TASK PROMPT:
Copy out all of the data exactly as it appears.

RAW DATA:

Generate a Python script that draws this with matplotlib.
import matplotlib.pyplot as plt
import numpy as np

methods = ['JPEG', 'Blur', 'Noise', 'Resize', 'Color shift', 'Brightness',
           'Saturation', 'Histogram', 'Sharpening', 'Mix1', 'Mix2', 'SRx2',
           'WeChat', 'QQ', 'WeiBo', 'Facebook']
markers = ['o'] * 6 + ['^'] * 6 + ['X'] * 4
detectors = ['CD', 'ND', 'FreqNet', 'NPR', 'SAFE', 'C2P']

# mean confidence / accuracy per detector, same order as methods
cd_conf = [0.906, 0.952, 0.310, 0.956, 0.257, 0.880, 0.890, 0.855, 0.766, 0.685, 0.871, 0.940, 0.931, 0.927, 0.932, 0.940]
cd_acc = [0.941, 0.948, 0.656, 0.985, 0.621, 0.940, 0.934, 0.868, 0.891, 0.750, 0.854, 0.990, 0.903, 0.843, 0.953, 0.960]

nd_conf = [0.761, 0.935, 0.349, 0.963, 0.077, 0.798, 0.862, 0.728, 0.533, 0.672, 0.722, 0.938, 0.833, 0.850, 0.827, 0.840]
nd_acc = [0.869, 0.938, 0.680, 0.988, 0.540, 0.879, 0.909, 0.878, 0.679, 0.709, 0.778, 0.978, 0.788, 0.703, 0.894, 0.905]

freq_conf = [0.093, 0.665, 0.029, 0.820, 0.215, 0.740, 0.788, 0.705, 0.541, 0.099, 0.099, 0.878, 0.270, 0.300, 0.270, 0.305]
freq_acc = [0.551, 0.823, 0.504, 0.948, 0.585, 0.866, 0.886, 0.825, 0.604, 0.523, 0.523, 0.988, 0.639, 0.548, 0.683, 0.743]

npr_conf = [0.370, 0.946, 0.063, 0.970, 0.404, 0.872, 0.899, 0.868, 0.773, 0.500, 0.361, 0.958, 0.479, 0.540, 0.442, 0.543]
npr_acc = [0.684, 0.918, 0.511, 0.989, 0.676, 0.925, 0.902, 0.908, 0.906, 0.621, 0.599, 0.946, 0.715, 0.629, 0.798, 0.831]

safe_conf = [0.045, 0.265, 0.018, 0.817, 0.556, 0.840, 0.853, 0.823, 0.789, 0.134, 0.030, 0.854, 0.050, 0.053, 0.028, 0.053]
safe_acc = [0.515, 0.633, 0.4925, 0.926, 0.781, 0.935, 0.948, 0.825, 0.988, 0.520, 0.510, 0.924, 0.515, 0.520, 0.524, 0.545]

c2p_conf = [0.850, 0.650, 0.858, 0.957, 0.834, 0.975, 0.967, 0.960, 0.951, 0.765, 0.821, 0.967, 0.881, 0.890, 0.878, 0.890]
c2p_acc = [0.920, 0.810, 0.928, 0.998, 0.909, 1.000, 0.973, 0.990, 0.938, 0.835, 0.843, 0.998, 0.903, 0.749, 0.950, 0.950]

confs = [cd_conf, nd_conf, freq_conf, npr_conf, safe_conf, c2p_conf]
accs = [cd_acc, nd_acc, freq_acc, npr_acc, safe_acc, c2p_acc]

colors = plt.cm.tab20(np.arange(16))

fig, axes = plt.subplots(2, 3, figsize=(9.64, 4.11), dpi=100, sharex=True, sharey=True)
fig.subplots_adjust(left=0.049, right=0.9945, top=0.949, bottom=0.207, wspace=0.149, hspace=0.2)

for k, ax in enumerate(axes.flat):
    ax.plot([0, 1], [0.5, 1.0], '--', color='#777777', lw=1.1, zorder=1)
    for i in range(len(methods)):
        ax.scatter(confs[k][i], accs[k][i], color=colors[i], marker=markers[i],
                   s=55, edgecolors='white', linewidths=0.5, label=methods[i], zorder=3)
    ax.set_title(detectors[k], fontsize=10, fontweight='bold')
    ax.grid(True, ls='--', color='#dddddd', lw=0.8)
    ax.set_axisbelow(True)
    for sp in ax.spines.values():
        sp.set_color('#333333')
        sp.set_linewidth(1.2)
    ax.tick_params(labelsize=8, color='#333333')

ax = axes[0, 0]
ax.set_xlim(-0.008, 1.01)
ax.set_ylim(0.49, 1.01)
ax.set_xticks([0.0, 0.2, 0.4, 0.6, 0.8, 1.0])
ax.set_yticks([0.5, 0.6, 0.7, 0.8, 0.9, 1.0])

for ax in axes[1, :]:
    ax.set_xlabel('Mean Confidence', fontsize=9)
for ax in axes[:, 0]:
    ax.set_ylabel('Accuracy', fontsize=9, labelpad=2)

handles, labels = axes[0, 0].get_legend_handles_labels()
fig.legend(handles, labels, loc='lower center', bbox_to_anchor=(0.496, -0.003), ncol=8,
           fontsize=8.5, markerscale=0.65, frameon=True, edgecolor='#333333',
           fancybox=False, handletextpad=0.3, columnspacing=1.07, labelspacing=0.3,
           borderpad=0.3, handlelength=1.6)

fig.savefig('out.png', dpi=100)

WRITTEN RESPONSE:
Generate a Python script that draws this with matplotlib.
import matplotlib.pyplot as plt
import numpy as np

methods = ['JPEG', 'Blur', 'Noise', 'Resize', 'Color shift', 'Brightness',
           'Saturation', 'Histogram', 'Sharpening', 'Mix1', 'Mix2', 'SRx2',
           'WeChat', 'QQ', 'WeiBo', 'Facebook']
markers = ['o'] * 6 + ['^'] * 6 + ['X'] * 4
detectors = ['CD', 'ND', 'FreqNet', 'NPR', 'SAFE', 'C2P']

# mean confidence / accuracy per detector, same order as methods
cd_conf = [0.906, 0.952, 0.310, 0.956, 0.257, 0.880, 0.890, 0.855, 0.766, 0.685, 0.871, 0.940, 0.931, 0.927, 0.932, 0.940]
cd_acc = [0.941, 0.948, 0.656, 0.985, 0.621, 0.940, 0.934, 0.868, 0.891, 0.750, 0.854, 0.990, 0.903, 0.843, 0.953, 0.960]

nd_conf = [0.761, 0.935, 0.349, 0.963, 0.077, 0.798, 0.862, 0.728, 0.533, 0.672, 0.722, 0.938, 0.833, 0.850, 0.827, 0.840]
nd_acc = [0.869, 0.938, 0.680, 0.988, 0.540, 0.879, 0.909, 0.878, 0.679, 0.709, 0.778, 0.978, 0.788, 0.703, 0.894, 0.905]

freq_conf = [0.093, 0.665, 0.029, 0.820, 0.215, 0.740, 0.788, 0.705, 0.541, 0.099, 0.099, 0.878, 0.270, 0.300, 0.270, 0.305]
freq_acc = [0.551, 0.823, 0.504, 0.948, 0.585, 0.866, 0.886, 0.825, 0.604, 0.523, 0.523, 0.988, 0.639, 0.548, 0.683, 0.743]

npr_conf = [0.370, 0.946, 0.063, 0.970, 0.404, 0.872, 0.899, 0.868, 0.773, 0.500, 0.361, 0.958, 0.479, 0.540, 0.442, 0.543]
npr_acc = [0.684, 0.918, 0.511, 0.989, 0.676, 0.925, 0.902, 0.908, 0.906, 0.621, 0.599, 0.946, 0.715, 0.629, 0.798, 0.831]

safe_conf = [0.045, 0.265, 0.018, 0.817, 0.556, 0.840, 0.853, 0.823, 0.789, 0.134, 0.030, 0.854, 0.050, 0.053, 0.028, 0.053]
safe_acc = [0.515, 0.633, 0.4925, 0.926, 0.781, 0.935, 0.948, 0.825, 0.988, 0.520, 0.510, 0.924, 0.515, 0.520, 0.524, 0.545]

c2p_conf = [0.850, 0.650, 0.858, 0.957, 0.834, 0.975, 0.967, 0.960, 0.951, 0.765, 0.821, 0.967, 0.881, 0.890, 0.878, 0.890]
c2p_acc = [0.920, 0.810, 0.928, 0.998, 0.909, 1.000, 0.973, 0.990, 0.938, 0.835, 0.843, 0.998, 0.903, 0.749, 0.950, 0.950]

confs = [cd_conf, nd_conf, freq_conf, npr_conf, safe_conf, c2p_conf]
accs = [cd_acc, nd_acc, freq_acc, npr_acc, safe_acc, c2p_acc]

colors = plt.cm.tab20(np.arange(16))

fig, axes = plt.subplots(2, 3, figsize=(9.64, 4.11), dpi=100, sharex=True, sharey=True)
fig.subplots_adjust(left=0.049, right=0.9945, top=0.949, bottom=0.207, wspace=0.149, hspace=0.2)

for k, ax in enumerate(axes.flat):
    ax.plot([0, 1], [0.5, 1.0], '--', color='#777777', lw=1.1, zorder=1)
    for i in range(len(methods)):
        ax.scatter(confs[k][i], accs[k][i], color=colors[i], marker=markers[i],
                   s=55, edgecolors='white', linewidths=0.5, label=methods[i], zorder=3)
    ax.set_title(detectors[k], fontsize=10, fontweight='bold')
    ax.grid(True, ls='--', color='#dddddd', lw=0.8)
    ax.set_axisbelow(True)
    for sp in ax.spines.values():
        sp.set_color('#333333')
        sp.set_linewidth(1.2)
    ax.tick_params(labelsize=8, color='#333333')

ax = axes[0, 0]
ax.set_xlim(-0.008, 1.01)
ax.set_ylim(0.49, 1.01)
ax.set_xticks([0.0, 0.2, 0.4, 0.6, 0.8, 1.0])
ax.set_yticks([0.5, 0.6, 0.7, 0.8, 0.9, 1.0])

for ax in axes[1, :]:
    ax.set_xlabel('Mean Confidence', fontsize=9)
for ax in axes[:, 0]:
    ax.set_ylabel('Accuracy', fontsize=9, labelpad=2)

handles, labels = axes[0, 0].get_legend_handles_labels()
fig.legend(handles, labels, loc='lower center', bbox_to_anchor=(0.496, -0.003), ncol=8,
           fontsize=8.5, markerscale=0.65, frameon=True, edgecolor='#333333',
           fancybox=False, handletextpad=0.3, columnspacing=1.07, labelspacing=0.3,
           borderpad=0.3, handlelength=1.6)

fig.savefig('out.png', dpi=100)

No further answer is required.